• [DATA IN THIS EXERCISE]
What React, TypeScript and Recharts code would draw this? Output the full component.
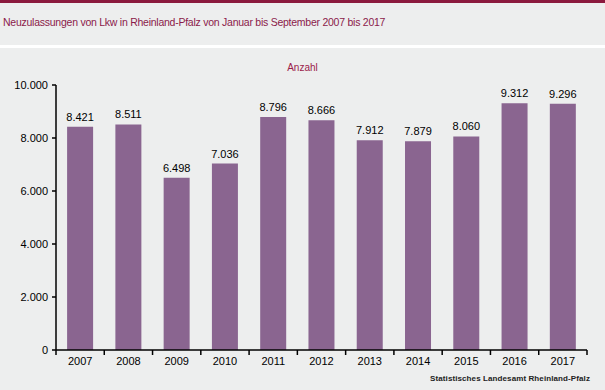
import { BarChart, Bar, XAxis, YAxis, LabelList } from "recharts";

const years = ["2007", "2008", "2009", "2010", "2011", "2012", "2013", "2014", "2015", "2016", "2017"];
const registrations = [8421, 8511, 6498, 7036, 8796, 8666, 7912, 7879, 8060, 9312, 9296];
const yTicks = [0, 2000, 4000, 6000, 8000, 10000];

const data = years.map((year, i) => ({ year, value: registrations[i] }));

const fmt = (v: number) => String(v).replace(/\B(?=(\d{3})+(?!\d))/g, ".");

const font = "'Liberation Sans', Arial, sans-serif";

const chartLeft = 56;
const chartRight = 18;
const halfBand = (605 - chartLeft - chartRight) / years.length / 2;

// category label plus tick marks at the band edges
function YearTick(props: any) {
  const { x, y, payload, index } = props;
  const last = index === years.length - 1;
  return (
    <g>
      <line x1={x - halfBand} x2={x - halfBand} y1={y - 8} y2={y - 3} stroke="#000" strokeWidth={1.5} />
      {last && <line x1={x + halfBand} x2={x + halfBand} y1={y - 8} y2={y - 3} stroke="#000" strokeWidth={1.5} />}
      <text x={x} y={y + 7} textAnchor="middle" fill="#000" fontSize={11} fontFamily={font}>
        {payload.value}
      </text>
    </g>
  );
}

export default function App() {
  return (
    <div
      style={{
        position: "absolute",
        left: 0,
        top: 0,
        width: 605,
        height: 390,
        background: "#FFFFFF",
        fontFamily: font,
        overflow: "hidden",
      }}
    >
      <div style={{ position: "absolute", left: 0, top: 0, width: 605, height: 3, background: "#8B1A3E" }} />
      <div
        style={{
          position: "absolute",
          left: 0,
          top: 3,
          width: 605,
          height: 42,
          background: "#EDEEEE",
        }}
      >
        <div
          style={{
            position: "absolute",
            left: 3,
            top: 13,
            fontSize: 10.5,
            color: "#8B1A4A",
            letterSpacing: -0.25,
            whiteSpace: "nowrap",
          }}
        >
          Neuzulassungen von Lkw in Rheinland-Pfalz von Januar bis September 2007 bis 2017
        </div>
      </div>
      <div style={{ position: "absolute", left: 0, top: 48, width: 605, height: 342, background: "#EDEEEE" }} />
      <div
        style={{
          position: "absolute",
          left: 0,
          top: 62,
          width: 605,
          textAlign: "center",
          fontSize: 10,
          color: "#9B1B4A",
        }}
      >
        Anzahl
      </div>
      <div
        style={{
          position: "absolute",
          right: 15,
          top: 374,
          fontSize: 8,
          fontWeight: "bold",
          color: "#222",
          letterSpacing: 0.1,
        }}
      >
        Statistisches Landesamt Rheinland-Pfalz
      </div>
      <div style={{ position: "absolute", left: 0, top: 0 }}>
        <BarChart
          width={605}
          height={390}
          data={data}
          margin={{ top: 85, right: chartRight, bottom: 10, left: 6 }}
          barCategoryGap="23%"
        >
          <XAxis
            dataKey="year"
            tickLine={false}
            axisLine={{ stroke: "#000", strokeWidth: 1.5 }}
            tick={<YearTick />}
            interval={0}
            height={30}
          />
          <YAxis
            domain={[0, 10000]}
            ticks={yTicks}
            tickFormatter={fmt}
            axisLine={{ stroke: "#000", strokeWidth: 1.5 }}
            tickLine={{ stroke: "#000", strokeWidth: 1.5 }}
            tickSize={4}
            tickMargin={4}
            tick={{ fill: "#000", fontSize: 11, fontFamily: font }}
            width={50}
          />
          <Bar dataKey="value" fill="#8A6590" isAnimationActive={false}>
            <LabelList
              dataKey="value"
              position="top"
              offset={6}
              formatter={(v: any) => fmt(Number(v))}
              style={{ fill: "#000", fontSize: 11, fontFamily: font }}
            />
          </Bar>
        </BarChart>
      </div>
    </div>
  );
}
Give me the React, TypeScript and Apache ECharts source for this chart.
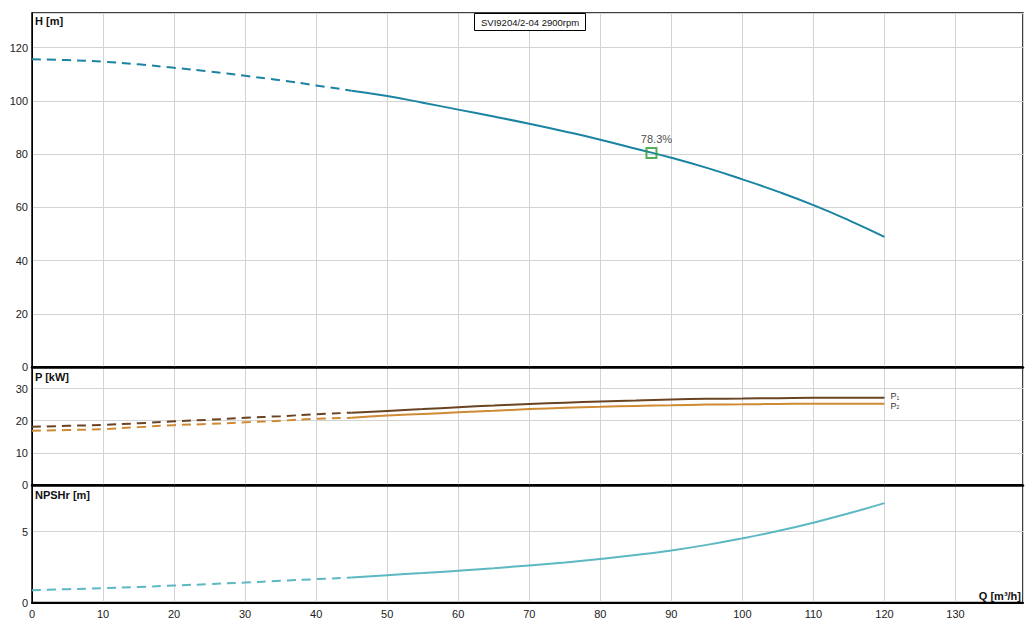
import React, { useEffect, useRef } from "react";
import * as echarts from "echarts";

const Q_DASHED = [0, 5, 10, 15, 20, 25, 30, 35, 40, 45];
const Q_SOLID = [45, 50, 55, 60, 65, 70, 75, 80, 85, 90, 95, 100, 105, 110, 115, 120];

const H_DASHED = [115.6, 115.3, 114.7, 113.7, 112.4, 111.0, 109.4, 107.7, 105.8, 103.8];
const H_SOLID = [103.8, 101.8, 99.3, 96.7, 94.1, 91.4, 88.5, 85.4, 82.0, 78.6, 74.8, 70.5, 65.9, 60.8, 55.1, 48.9];

const P1_DASHED = [18.1, 18.4, 18.7, 19.2, 19.8, 20.3, 20.9, 21.4, 22.0, 22.5];
const P1_SOLID = [22.5, 23.05, 23.6, 24.2, 24.7, 25.2, 25.6, 26.0, 26.3, 26.6, 26.8, 26.9, 27.0, 27.1, 27.1, 27.1];

const P2_DASHED = [16.9, 17.1, 17.4, 18.0, 18.6, 19.0, 19.5, 20.0, 20.6, 20.9];
const P2_SOLID = [20.9, 21.6, 22.1, 22.6, 23.1, 23.6, 24.0, 24.3, 24.6, 24.8, 25.0, 25.1, 25.2, 25.3, 25.3, 25.3];

const NPSH_DASHED = [0.87, 0.94, 1.01, 1.1, 1.2, 1.3, 1.41, 1.53, 1.65, 1.76];
const NPSH_SOLID = [1.76, 1.93, 2.08, 2.24, 2.42, 2.62, 2.83, 3.07, 3.35, 3.68, 4.07, 4.53, 5.05, 5.64, 6.3, 7.02];

const DUTY_POINT = [87.2, 80.4];
const DUTY_LABEL = "78.3%";
const TITLE = "SVI9204/2-04 2900rpm";

const X_MAX = 139.5;
const H_MAX = 133;
const P_MAX = 36.7;
const N_MAX = 8.3;

const FONT = "Liberation Sans, Arial, sans-serif";
const C_H = "#1a84a2";
const C_P1 = "#6a4322";
const C_P2 = "#cf8a34";
const C_N = "#5cb8c2";
const GRIDC = "#d3d3d3";

const zip = (xs: number[], ys: number[]) => xs.map((x, i) => [x, ys[i]]);

export default function App() {
  const ref = useRef<HTMLDivElement>(null);
  useEffect(() => {
    if (!ref.current) return;
    const chart = echarts.init(ref.current, null, { renderer: "svg" });
    const grids = [
      { left: 32, top: 13, width: 991, height: 354 },
      { left: 32, top: 367, width: 991, height: 118 },
      { left: 32, top: 485, width: 991, height: 117.5 },
    ].map((g) => ({ ...g, show: true, borderColor: "#000", borderWidth: 1.5, backgroundColor: "#fff" }));

    const xAxes = [0, 1, 2].map((i) => ({
      type: "value",
      gridIndex: i,
      min: 0,
      max: X_MAX,
      interval: 10,
      axisLine: { show: true, onZero: false, lineStyle: { color: "#000", width: i < 2 ? 2.5 : 2 } },
      axisTick: { show: false },
      splitLine: { show: true, lineStyle: { color: GRIDC, width: 1 } },
      axisLabel: {
        show: i === 2,
        showMaxLabel: false,
        color: "#222",
        fontSize: 11,
        fontFamily: FONT,
        margin: 6,
      },
    }));

    const yAxis = (i: number, max: number, interval: number) => ({
      type: "value",
      gridIndex: i,
      min: 0,
      max,
      interval,
      axisLine: { show: true, lineStyle: { color: "#000", width: 1 } },
      axisTick: { show: false },
      splitLine: { show: true, lineStyle: { color: GRIDC, width: 1 } },
      axisLabel: {
        showMaxLabel: false,
        color: "#222",
        fontSize: 11,
        fontFamily: FONT,
        margin: 4,
      },
    });

    const line = (
      xi: number,
      data: number[][],
      color: string,
      dashed: boolean,
      extra: any = {}
    ) => ({
      type: "line",
      xAxisIndex: xi,
      yAxisIndex: xi,
      data,
      smooth: true,
      symbol: "none",
      lineStyle: { color, width: 2, type: dashed ? [9, 6] : "solid" },
      z: 3,
      ...extra,
    });

    const subLabel = (sub: string, dy: number) => ({
      show: true,
      formatter: "{p|P}{s|" + sub + "}",
      distance: 6,
      offset: [0, dy],
      rich: {
        p: { fontSize: 9, lineHeight: 8, color: "#333", fontFamily: FONT },
        s: { fontSize: 5, lineHeight: 5, color: "#333", fontFamily: FONT, verticalAlign: "bottom", padding: [3, 0, 0, 0] },
      },
    });

    const textStyle = { fontSize: 11, fontWeight: "bold", fill: "#111", fontFamily: FONT };

    chart.setOption({
      animation: false,
      backgroundColor: "#fff",
      title: {
        text: TITLE,
        left: 474,
        top: 13,
        padding: [4, 7, 4, 7],
        borderColor: "#000",
        borderWidth: 1,
        backgroundColor: "#fff",
        textStyle: { fontSize: 9.5, fontWeight: "normal", color: "#111", fontFamily: FONT },
        z: 10,
      },
      grid: grids,
      xAxis: xAxes,
      yAxis: [yAxis(0, H_MAX, 20), yAxis(1, P_MAX, 10), yAxis(2, N_MAX, 5)],
      series: [
        line(0, zip(Q_DASHED, H_DASHED), C_H, true),
        line(0, zip(Q_SOLID, H_SOLID), C_H, false),
        line(1, zip(Q_DASHED, P1_DASHED), C_P1, true),
        line(1, zip(Q_SOLID, P1_SOLID), C_P1, false, { endLabel: subLabel("1", -1.5) }),
        line(1, zip(Q_DASHED, P2_DASHED), C_P2, true),
        line(1, zip(Q_SOLID, P2_SOLID), C_P2, false, { endLabel: subLabel("2", 2) }),
        line(2, zip(Q_DASHED, NPSH_DASHED), C_N, true),
        line(2, zip(Q_SOLID, NPSH_SOLID), C_N, false),
        {
          type: "scatter",
          xAxisIndex: 0,
          yAxisIndex: 0,
          data: [DUTY_POINT],
          symbol: "rect",
          symbolSize: 10,
          z: 5,
          itemStyle: { color: "rgba(0,0,0,0)", borderColor: "#2e9a2e", borderWidth: 2 },
          label: {
            show: true,
            position: "top",
            distance: 3,
            offset: [5, 0],
            formatter: DUTY_LABEL,
            color: "#111",
            fontSize: 11,
            fontFamily: FONT,
          },
        },
      ],
      graphic: [
        { type: "text", left: 35, top: 15, style: { ...textStyle, text: "H [m]" }, z: 10 },
        { type: "text", left: 35, top: 371, style: { ...textStyle, text: "P [kW]" }, z: 10 },
        { type: "text", left: 35, top: 489, style: { ...textStyle, text: "NPSHr [m]" }, z: 10 },
        { type: "text", right: 15, top: 590, style: { ...textStyle, text: "Q [m³/h]" }, z: 10 },
      ],
    });
    return () => chart.dispose();
  }, []);
  return (
    <div
      ref={ref}
      style={{ position: "fixed", left: 0, top: 0, width: 1036, height: 631, background: "#fff" }}
    />
  );
}
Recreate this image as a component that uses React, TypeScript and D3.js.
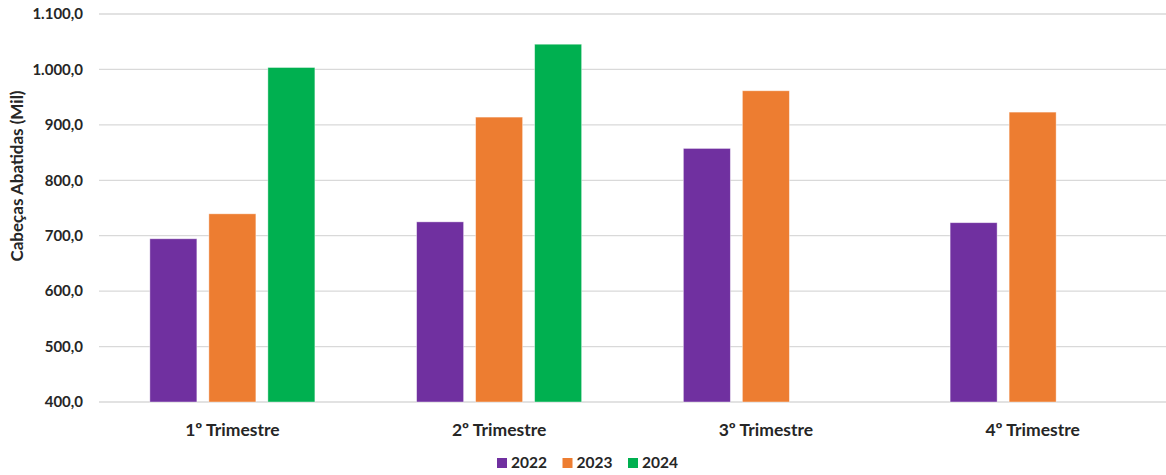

• [DIRECTIONS] Begin at the top of the material above and output each line exactly, stopping after the line that holds "const yTicks = [0, 2000, 4000, 6000, 8000, 10000];". Leave out pictures.

• [FINISHED EXERCISE]
What React, TypeScript and Recharts code would draw this? Output the full component.
import { BarChart, Bar, XAxis, YAxis, LabelList } from "recharts";

const years = ["2007", "2008", "2009", "2010", "2011", "2012", "2013", "2014", "2015", "2016", "2017"];
const registrations = [8421, 8511, 6498, 7036, 8796, 8666, 7912, 7879, 8060, 9312, 9296];
const yTicks = [0, 2000, 4000, 6000, 8000, 10000];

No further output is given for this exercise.